Gravitational Waves Reveal How Giant Black Holes Grow
“Gravitational-wave astronomy is now doing more than counting black hole mergers,” explains lead author Dr. Fabio Antonini from Cardiff University’s School of Physics and Astronomy.
“It is starting to reveal how black holes grow, where they grow, and what that tells us about the lives and deaths of massive stars. This is exciting because we can use the information to test our understanding of how stars and clusters evolve in the Universe.”
By studying the gravitational-wave signals, the researchers identified two separate groups of black holes:
- a lower-mass population consistent with ordinary stellar collapse
- a higher-mass population whose spins appear exactly like those expected from hierarchical mergers in dense star clusters
Scientists say the spin patterns of the heavier black holes provide especially strong evidence that they formed through repeated collisions.
“What surprised us most was how clearly the high-mass black holes stand out as a separate population,” recalls co-author Dr. Isobel Romero-Shaw, Ernest Rutherford Fellow at Cardiff University.
“Unlike the lower-mass systems we analyzed, which were generally slowly-spinning, the higher-mass systems are consistent with having more rapid spins, oriented in seemingly random directions. This is the exact signature you would expect if black holes were repeatedly merging in dense star clusters.
“That makes the cluster origin much more compelling than it was with earlier catalogues.”
Evidence Strengthens for the Black Hole “Mass Gap”
The study also offers the strongest evidence so far for a mysterious “mass gap” predicted by astrophysicists. According to this long-standing theory, extremely massive stars should explode violently and destroy themselves before they can collapse into black holes.

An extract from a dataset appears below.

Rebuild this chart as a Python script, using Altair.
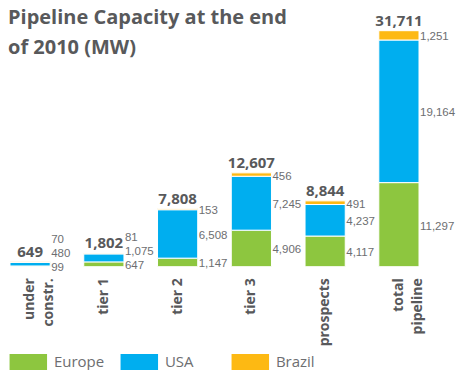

As a result, there should be a forbidden range of black hole masses that stars cannot produce directly.
The researchers identified this transition among black holes with masses around 45 times greater than the Sun.
Dr. Antonini said: “In our study, we find evidence for the long-predicted pair-instability mass gap — a range of masses where stars are not expected to leave behind black holes at all. Gravitational-wave detectors have successfully found black holes that appear to sit in or near that gap, which we identify at around 45 solar masses.
“So, the key question now is, are these black holes telling us that our models of stellar evolution are wrong, or are they being made in another way?
“The biggest black holes in the current sample seem to be telling us about cluster dynamics, not just stellar evolution.
“Above about 45 solar masses, the spin distribution changes in a way that is hard to explain with normal stellar binaries alone, but is naturally explained if these black holes have already been through earlier mergers in dense clusters.”
Black Hole Discoveries Could Help Study Stellar Nuclear Reactions
The team also used the transition near the mass gap to investigate a key nuclear reaction involved in helium burning inside massive stars.
Researchers say future gravitational-wave observations may provide valuable insights into nuclear physics because the pair-instability mass limit depends on reactions occurring deep inside stellar cores.
“In the future, gravitational-wave data may help scientists study nuclear physics, because the mass limit set by pair instability depends on the nuclear reactions taking place in the cores of massive stars,” added co-author Dr. Fani Dosopoulou, a research associate at Cardiff University.
Reference: “Gravitational-wave constraints on the pair-instability mass gap and nuclear burning in massive stars” by Fabio Antonini, Isobel M. Romero-Shaw, Thomas Callister, Fani Dosopoulou, Debatri Chattopadhyay, Yonadav Barry Ginat, Mark Gieles and Michela Mapelli, 7 May 2026, Nature Astronomy.